### Records from a collection
▼
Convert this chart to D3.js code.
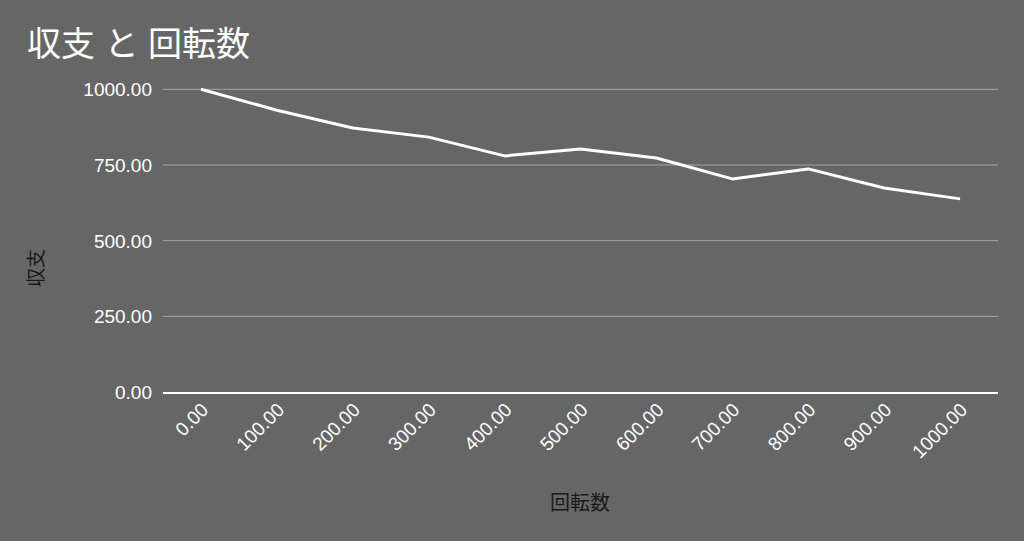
<!DOCTYPE html>
<html><head><meta charset="utf-8">
<script src="https://cdn.jsdelivr.net/npm/d3@7"></script>
<style>
html,body{margin:0;padding:0;background:#666666;}
svg{display:block;}
text{font-family:"Liberation Sans",Arial,"Noto Sans CJK JP",sans-serif;}
</style></head>
<body>
<svg id="c" width="1024" height="541"></svg>
<script>
const categories = ["0.00","100.00","200.00","300.00","400.00","500.00","600.00","700.00","800.00","900.00","1000.00"];
const values = [1000, 931, 872, 842, 780, 803, 773, 704, 737, 674, 638];
const yTicks = [0, 250, 500, 750, 1000];
const title = "収支 と 回転数";
const xTitle = "回転数";
const yTitle = "収支";

(function(){
const svg = d3.select("#c");
svg.append("rect").attr("width",1024).attr("height",541).attr("fill","#666666");

const pLeft = 163, pRight = 998, pTop = 89.3, pBottom = 392;
const x = d3.scalePoint().domain(categories).range([pLeft, pRight]).padding(0.5);
const y = d3.scaleLinear().domain([0, 1000]).range([pBottom, pTop]);

svg.append("g").selectAll("line").data(yTicks.filter(d=>d>0)).join("line")
  .attr("x1", pLeft).attr("x2", pRight)
  .attr("y1", d=>y(d)).attr("y2", d=>y(d))
  .attr("stroke", "#a6a6a6").attr("stroke-width", 1);

const yAxis = d3.axisLeft(y).tickValues(yTicks).tickFormat(d=>d3.format(".2f")(d)).tickSize(0).tickPadding(0);
const gy = svg.append("g").attr("transform", `translate(152,0)`).call(yAxis);
gy.select(".domain").remove();
gy.selectAll("text").attr("fill","#ffffff").style("font-size","19px").attr("dy","0.35em");

svg.append("line").attr("x1", pLeft).attr("x2", pRight).attr("y1", y(0)+1).attr("y2", y(0)+1)
  .attr("stroke","#ffffff").attr("stroke-width",2);

const xAxis = d3.axisBottom(x).tickSize(0).tickPadding(0);
const gx = svg.append("g").attr("transform", `translate(0,${pBottom})`).call(xAxis);
gx.select(".domain").remove();
gx.selectAll("text")
  .attr("fill","#ffffff").style("font-size","19px")
  .attr("text-anchor","end")
  .attr("dy", null).attr("y", null)
  .attr("transform","translate(8,19) rotate(-45)");
gx.attr("font-family", null);
gy.attr("font-family", null);

const line = d3.line().x((d,i)=>x(categories[i])).y(d=>y(d));
svg.append("path").datum(values).attr("d", line)
  .attr("fill","none").attr("stroke","#ffffff").attr("stroke-width",3)
  .attr("stroke-linejoin","round").attr("stroke-linecap","butt");

svg.append("text").attr("x", 27).attr("y", 56).text(title)
  .attr("fill","#ffffff").style("font-size","34px");
svg.append("text").attr("x", 580).attr("y", 510).attr("text-anchor","middle").text(xTitle)
  .attr("fill","#1a1a1a").style("font-size","20px");
svg.append("text").attr("transform","translate(43,268) rotate(-90)").attr("text-anchor","middle").text(yTitle)
  .attr("fill","#1a1a1a").style("font-size","19px");
})();
</script>
</body></html>
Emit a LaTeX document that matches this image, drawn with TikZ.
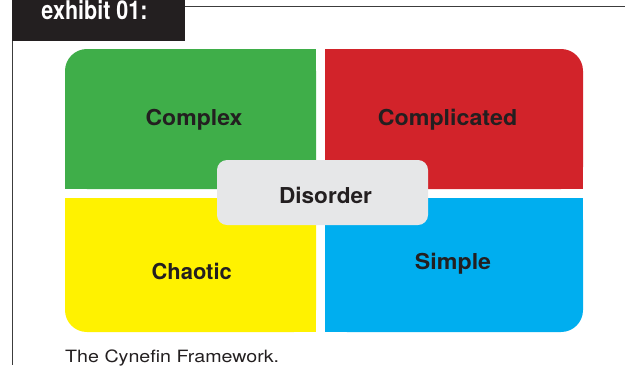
\documentclass[tikz,border=0pt]{standalone}
\usepackage{fontspec}
\setmainfont{TeX Gyre Heros}
\definecolor{cgreen}{HTML}{3FAE49}
\definecolor{cred}{HTML}{D2232A}
\definecolor{cyellow}{HTML}{FFF200}
\definecolor{cblue}{HTML}{00AEEF}
\definecolor{cgray}{HTML}{E6E7E8}
\definecolor{cink}{HTML}{231F20}
\definecolor{crule}{HTML}{3C3C3C}
\begin{document}
\begin{tikzpicture}[x=1bp,y=-1bp,
  label/.style={anchor=base,inner sep=0pt,text=cink,font=\fontsize{22}{26}\selectfont\bfseries},
  rulebar/.style={draw=crule,line width=1.2bp}]
\useasboundingbox (0,0) rectangle (625,365);
\clip (0,0) rectangle (625,365);

% header tab and frame rules
\fill[cink] (12,0) rectangle (185,41);
\node[anchor=base,inner sep=0pt,text=white,font=\fontsize{24}{28}\selectfont\bfseries] (tab) at (94.5,19.6) {\scalebox{0.9}[1.08]{exhibit 01:}};
\coordinate (topL) at (185,6.7);
\coordinate (topR) at (625,6.7);
\draw[rulebar] (topL) -- (topR);
\coordinate (sideT) at (12.5,41);
\coordinate (sideB) at (12.5,365);
\draw[rulebar,line width=1bp] (sideT) -- (sideB);

% four quadrants, outer corner rounded
\fill[cgreen,rounded corners=22] (65,49) rectangle (316,189);
\fill[cgreen] (87,49) rectangle (316,189);
\fill[cgreen] (65,71) rectangle (316,189);

\fill[cred,rounded corners=22] (325,49) rectangle (583,189);
\fill[cred] (325,49) rectangle (561,189);
\fill[cred] (325,71) rectangle (583,189);

\fill[cyellow,rounded corners=22] (65,198) rectangle (316,332);
\fill[cyellow] (87,198) rectangle (316,332);
\fill[cyellow] (65,198) rectangle (316,310);

\fill[cblue,rounded corners=22] (325,198) rectangle (583,332);
\fill[cblue] (325,198) rectangle (561,332);
\fill[cblue] (325,198) rectangle (583,310);

% centre box
\node[fill=cgray,rounded corners=10,minimum width=211bp,minimum height=65bp,inner sep=0pt] (disorderbox) at (322.5,192.5) {};

% labels
\node[label] (complex) at (194,125) {\scalebox{1.05}[1]{Complex}};
\node[label] (complicated) at (447.5,125.5) {\scalebox{1.06}[1]{Complicated}};
\node[label] (disorder) at (325.5,203) {\scalebox{1.03}[1]{Disorder}};
\node[label] (chaotic) at (191.7,279.5) {\scalebox{1.0}[1]{Chaotic}};
\node[label] (simple) at (453,269) {\scalebox{1.06}[1]{Simple}};

% caption
\node[anchor=base west,inner sep=0pt,text=cink,font=\fontsize{17}{20}\selectfont] (caption) at (65,362) {\scalebox{1.16}[1]{The Cynefin Framework.}};
\end{tikzpicture}
\end{document}
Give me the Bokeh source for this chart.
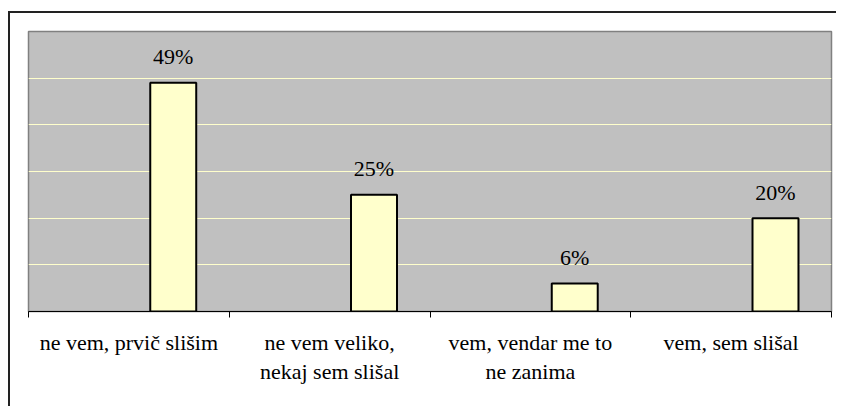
from bokeh.plotting import figure
from bokeh.models import (Range1d, LinearAxis, FixedTicker, ColumnDataSource)
from bokeh.transform import dodge
from bokeh.core.properties import value
from bokeh.embed import file_html
from bokeh.resources import INLINE

# ---- data ----
categories = ["ne vem, prvič slišim",
              "ne vem veliko,\nnekaj sem slišal",
              "vem, vendar me to\nne zanima",
              "vem, sem slišal"]
values = [49, 25, 6, 20]
value_labels = ["49%", "25%", "6%", "20%"]
grid_ticks = [10, 20, 30, 40, 50]
y_max = 60

FONT = "Liberation Serif"
n = len(categories)
positions = list(range(n))          # category slot index

src = ColumnDataSource(dict(pos=positions, val=values, lab=value_labels))

p = figure(x_range=Range1d(0, n),
           y_range=Range1d(0, y_max),
           frame_width=803, frame_height=280,
           x_axis_location=None, y_axis_location=None,
           output_backend="svg", toolbar_location=None,
           min_border_left=18, min_border_top=18,
           min_border_right=5, min_border_bottom=95,
           background_fill_color="#C0C0C0",
           border_fill_color="white")

p.outline_line_color = "#808080"
p.outline_line_width = 1.5
p.xgrid.grid_line_color = None
p.ygrid.ticker = FixedTicker(ticks=grid_ticks)
p.ygrid.grid_line_color = "#FFFFCC"
p.ygrid.grid_line_width = 1

bar_x = dodge("pos", 0.5 + 0.221)
p.vbar(x=bar_x, top="val", width=0.229,
       bottom=0, fill_color="#FFFFCC", line_color="black", line_width=2,
       source=src)

p.text(x=bar_x, y="val", text="lab",
       source=src, text_align="center", text_baseline="alphabetic",
       y_offset=-26, text_font=value(FONT), text_font_size="22px",
       text_color="black")

# tick axis with ticks at category boundaries
tick_axis = LinearAxis(ticker=FixedTicker(ticks=list(range(n + 1))),
                       major_label_overrides={i: "" for i in range(n + 1)},
                       major_label_text_font_size="1px",
                       major_label_standoff=0,
                       major_tick_in=0, major_tick_out=6,
                       major_tick_line_color="black",
                       minor_tick_line_color=None,
                       axis_line_color="black", axis_line_width=1)
p.add_layout(tick_axis, "below")

# label axis with category names at slot centres
centres = [i + 0.5 for i in positions]
label_axis = LinearAxis(ticker=FixedTicker(ticks=centres),
                        major_label_overrides={c: cat for c, cat in zip(centres, categories)},
                        axis_line_color=None,
                        major_tick_line_color=None,
                        minor_tick_line_color=None,
                        major_label_text_font=FONT,
                        major_label_text_font_size="22px",
                        major_label_text_color="black",
                        major_label_text_line_height=1.17,
                        major_label_standoff=6)
p.add_layout(label_axis, "below")

p.styles = {"border-left": "2px solid #222222",
            "border-top": "2px solid #222222",
            "margin-top": "11px",
            "margin-left": "8px"}

open("out.html", "w").write(file_html(p, INLINE))
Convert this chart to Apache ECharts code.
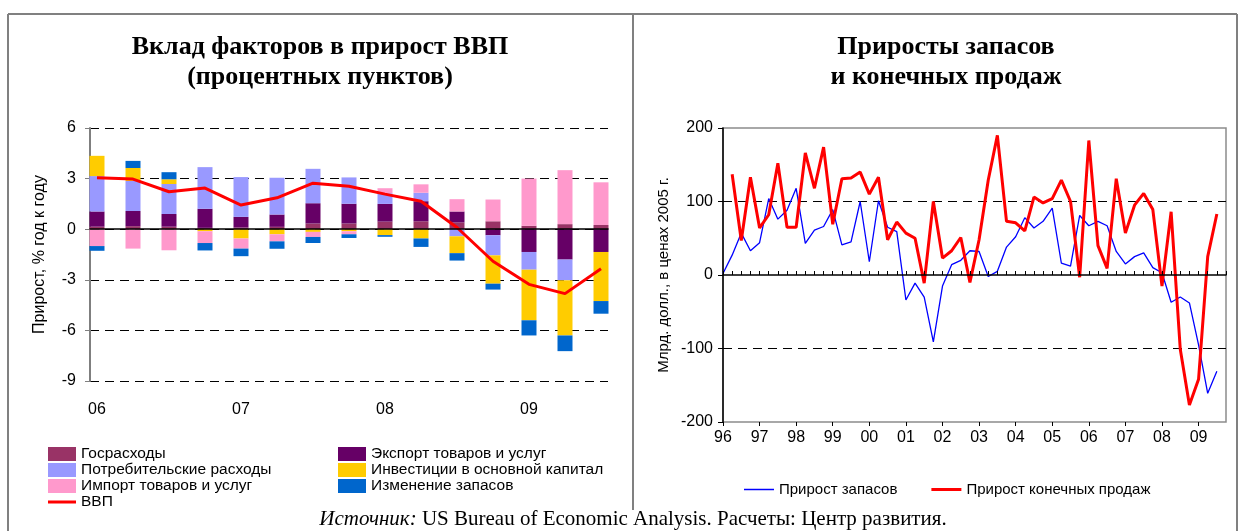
<!DOCTYPE html>
<html>
<head>
<meta charset="utf-8">
<script src="https://cdn.jsdelivr.net/npm/echarts@6/dist/echarts.min.js"></script>
<style>
  html, body { margin: 0; background: #fff; }
  #chart { width: 1245px; height: 531px; }
</style>
</head>
<body>
<div id="chart"></div>
<script>
// left panel: contributions to GDP growth, p.p., 2006Q1 - 2009Q3
const quarters = ['06 I', '06 II', '06 III', '06 IV', '07 I', '07 II', '07 III', '07 IV',
  '08 I', '08 II', '08 III', '08 IV', '09 I', '09 II', '09 III'];
const govSpending = [0.15, 0.18, 0.15, 0.08, 0.1, 0.14, 0.34, 0.34, 0.45, 0.47, 0.4, 0.47, 0.2, 0.3, 0.25];
const exportsContrib = [0.9, 0.9, 0.75, 1.13, 0.63, 0.73, 1.2, 1.17, 1.05, 1.19, 0.65, -0.36, -1.35, -1.8, -1.35];
const consumption = [2.1, 1.78, 1.78, 2.47, 2.36, 2.18, 2.04, 1.56, 0.63, 0.5, -0.42, -1.19, -1.05, -1.23, 0];
const investment = [1.2, 0.77, 0.28, -0.12, -0.55, -0.3, -0.16, -0.12, -0.35, -0.55, -1.0, -1.68, -3.0, -3.27, -2.91];
const importsContrib = [-1.0, -1.15, -1.25, -0.7, -0.6, -0.42, -0.3, -0.18, 0.3, 0.5, 0.73, 1.29, 2.8, 3.2, 2.53];
const inventories = [-0.28, 0.42, 0.42, -0.44, -0.45, -0.44, -0.36, -0.22, -0.1, -0.5, -0.44, -0.35, -0.9, -0.93, -0.75];
const gdp = [3.05, 2.97, 2.22, 2.44, 1.43, 1.86, 2.73, 2.55, 2.08, 1.66, 0.1, -1.9, -3.27, -3.82, -2.34];
const leftTicks = [-9, 6, 3];  // min, max, step

// right panel: quarterly changes, bn 2005 dollars, 1996Q1 - 2009Q4 axis
const years = ['96', '97', '98', '99', '00', '01', '02', '03', '04', '05', '06', '07', '08', '09'];
const inventoryChange = [2, 27, 57, 33, 44, 104, 76, 88, 118, 43,
  61, 66, 89, 41, 45, 100, 18, 101, 65, 59,
  -34, -11, -30, -91, -15, 14, 20, 33, 32, -2,
  5, 38, 52, 78, 64, 73, 91, 16, 12, 81,
  67, 73, 67, 32, 15, 25, 30, 10, 3, -37,
  -30, -38, -95, -161, -131];
const finalSales = [null, 137, 47, 133, 64, 82, 152, 65, 65, 166,
  118, 174, 69, 131, 132, 140, 110, 133, 48, 72,
  57, 50, -11, 100, 23, 33, 51, -10, 48, 129,
  190, 73, 71, 60, 106, 98, 104, 129, 100, -3,
  183, 40, 9, 131, 57, 95, 111, 89, -15, 86,
  -101, -177, -142, 25, 83];
const rightTicks = [-200, 200, 100];

const rightCats = [];
years.forEach(y => { for (let q = 1; q <= 4; q++) rightCats.push(y + ' Q' + q); });

const SANS = 'Liberation Sans, Arial, sans-serif';
const SERIF = 'Liberation Serif, Times New Roman, serif';
const dash = [9, 6];

const chart = echarts.init(document.getElementById('chart'), null, { renderer: 'canvas' });

function stackBar(name, data, color) {
  return {
    name, type: 'bar', stack: 'f', data, barWidth: 15,
    xAxisIndex: 0, yAxisIndex: 0,
    itemStyle: { color },
    emphasis: { disabled: true }
  };
}

function titleText(text, x, y) {
  return {
    type: 'text', x, y,
    style: { text, font: 'bold 26px ' + SERIF, fill: '#000', textAlign: 'center', textVerticalAlign: 'middle' }
  };
}

function frameLine(x1, y1, x2, y2) {
  return { type: 'line', shape: { x1, y1, x2, y2 }, style: { stroke: '#808080', lineWidth: 2 } };
}

const option = {
  backgroundColor: '#fff',
  animation: false,
  textStyle: { fontFamily: SANS },
  grid: [
    { left: 79, top: 128, width: 540, height: 253 },
    { left: 90, top: 128, width: 518, height: 253 },
    { left: 723, top: 128, width: 503, height: 294, show: true, borderColor: '#8c8c8c', borderWidth: 1.5 }
  ],
  xAxis: [
    {
      gridIndex: 0, type: 'category', data: quarters,
      axisLine: { show: false }, axisTick: { show: false },
      axisLabel: { interval: 3, margin: 21, fontSize: 16, color: '#000', formatter: v => v.split(' ')[0] }
    },
    {
      gridIndex: 1, type: 'value', min: 0, max: 1, z: 10,
      axisLine: { onZero: true, lineStyle: { color: '#000', width: 1.5 } },
      axisTick: { show: false }, axisLabel: { show: false }, splitLine: { show: false }
    },
    {
      gridIndex: 2, type: 'category', data: rightCats, boundaryGap: false, position: 'bottom', z: 10,
      axisLine: { onZero: true, lineStyle: { color: '#000', width: 1.5 } },
      axisTick: { show: true, interval: 0, inside: true, length: 4, lineStyle: { color: '#000' } },
      axisLabel: { show: false }
    },
    {
      gridIndex: 2, type: 'category', data: rightCats, boundaryGap: false, position: 'bottom',
      axisLine: { show: false, onZero: true },
      axisTick: { show: true, interval: 3, length: 4, lineStyle: { color: '#000' } },
      axisLabel: { show: false }
    },
    {
      gridIndex: 2, type: 'category', data: rightCats, boundaryGap: false, position: 'bottom',
      axisLine: { show: false, onZero: false }, axisTick: { show: false },
      axisLabel: { interval: 3, margin: 8, fontSize: 16, color: '#000', formatter: v => v.split(' ')[0] }
    }
  ],
  yAxis: [
    { gridIndex: 0, type: 'value', min: leftTicks[0], max: leftTicks[1], interval: leftTicks[2], show: false },
    {
      gridIndex: 1, type: 'value', min: leftTicks[0], max: leftTicks[1], interval: leftTicks[2],
      name: 'Прирост, % год к году', nameLocation: 'middle', nameGap: 42, nameRotate: 90,
      nameTextStyle: { fontSize: 16, color: '#000' },
      axisLine: { show: true, lineStyle: { color: '#7f7f7f', width: 2 } },
      axisTick: { show: true, length: 5, lineStyle: { color: '#7f7f7f' } },
      axisLabel: { fontSize: 16, color: '#000', margin: 14 },
      splitLine: { show: true, lineStyle: { color: '#000', type: dash, width: 1 } }
    },
    {
      gridIndex: 2, type: 'value', min: rightTicks[0], max: rightTicks[1], interval: rightTicks[2],
      name: 'Млрд. долл., в ценах 2005 г.', nameLocation: 'middle', nameGap: 52, nameRotate: 90,
      nameTextStyle: { fontSize: 15, color: '#000' },
      axisLine: { show: true, lineStyle: { color: '#000', width: 1.5 } },
      axisTick: { show: true, length: 5, lineStyle: { color: '#000' } },
      axisLabel: { fontSize: 16, color: '#000', margin: 10 },
      splitLine: { show: true, lineStyle: { color: ['rgba(0,0,0,0)', '#000', 'rgba(0,0,0,0)', '#000', 'rgba(0,0,0,0)'], type: dash, width: 1 } }
    }
  ],
  legend: [
    {
      left: 43, top: 441, orient: 'vertical', itemWidth: 28, itemHeight: 14, itemGap: 0,
      icon: 'rect', selectedMode: false,
      textStyle: { fontSize: 15.5, lineHeight: 14, color: '#000' },
      data: ['Госрасходы', 'Потребительские расходы', 'Импорт товаров и услуг',
        { name: 'ВВП', icon: 'path://M0,0 L28,0 L28,3 L0,3 Z' }]
    },
    {
      left: 333, top: 441, orient: 'vertical', itemWidth: 28, itemHeight: 14, itemGap: 0,
      icon: 'rect', selectedMode: false,
      textStyle: { fontSize: 15.5, lineHeight: 14, color: '#000' },
      data: ['Экспорт товаров и услуг', 'Инвестиции в основной капитал', 'Изменение запасов']
    },
    {
      left: 739, top: 477, orient: 'horizontal', itemWidth: 30, itemHeight: 12, itemGap: 34,
      selectedMode: false,
      textStyle: { fontSize: 15, color: '#000' },
      data: [
        { name: 'Прирост запасов', icon: 'path://M0,0 L30,0 L30,1.5 L0,1.5 Z' },
        { name: 'Прирост конечных продаж', icon: 'path://M0,0 L30,0 L30,3 L0,3 Z' }
      ]
    }
  ],
  series: [
    stackBar('Госрасходы', govSpending, '#993366'),
    stackBar('Экспорт товаров и услуг', exportsContrib, '#660066'),
    stackBar('Потребительские расходы', consumption, '#9999FF'),
    stackBar('Инвестиции в основной капитал', investment, '#FFCC00'),
    stackBar('Импорт товаров и услуг', importsContrib, '#FF99CC'),
    stackBar('Изменение запасов', inventories, '#0066CC'),
    {
      name: 'ВВП', type: 'line', data: gdp, xAxisIndex: 0, yAxisIndex: 0, z: 5,
      symbol: 'none', lineStyle: { color: '#FF0000', width: 3 }, itemStyle: { color: '#FF0000' }
    },
    {
      name: 'Прирост запасов', type: 'line', data: inventoryChange, xAxisIndex: 2, yAxisIndex: 2,
      symbol: 'none', lineStyle: { color: '#0000FF', width: 1.3 }, itemStyle: { color: '#0000FF' }
    },
    {
      name: 'Прирост конечных продаж', type: 'line', data: finalSales, xAxisIndex: 2, yAxisIndex: 2,
      symbol: 'none', lineStyle: { color: '#FF0000', width: 3 }, itemStyle: { color: '#FF0000' }
    }
  ],
  graphic: [
    frameLine(8, 14, 1237, 14),
    frameLine(8, 14, 8, 531),
    frameLine(1237, 14, 1237, 531),
    frameLine(633, 14, 633, 510),
    titleText('Вклад факторов в прирост ВВП', 320, 47),
    titleText('(процентных пунктов)', 320, 77),
    titleText('Приросты запасов', 946, 47),
    titleText('и конечных продаж', 946, 77),
    {
      type: 'text', x: 633, y: 519,
      style: {
        text: '{i|Источник:} US Bureau of Economic Analysis. Расчеты: Центр развития.',
        font: '21px ' + SERIF, fill: '#000', textAlign: 'center', textVerticalAlign: 'middle',
        rich: { i: { fontStyle: 'italic', fontFamily: SERIF, fontSize: 21 } }
      }
    }
  ]
};

chart.setOption(option);
</script>
</body>
</html>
▲
### TASK DETAILS
Of the lines above, how many contain the string "this"? Only the number is required.

### ANSWER FOR THE TASK
4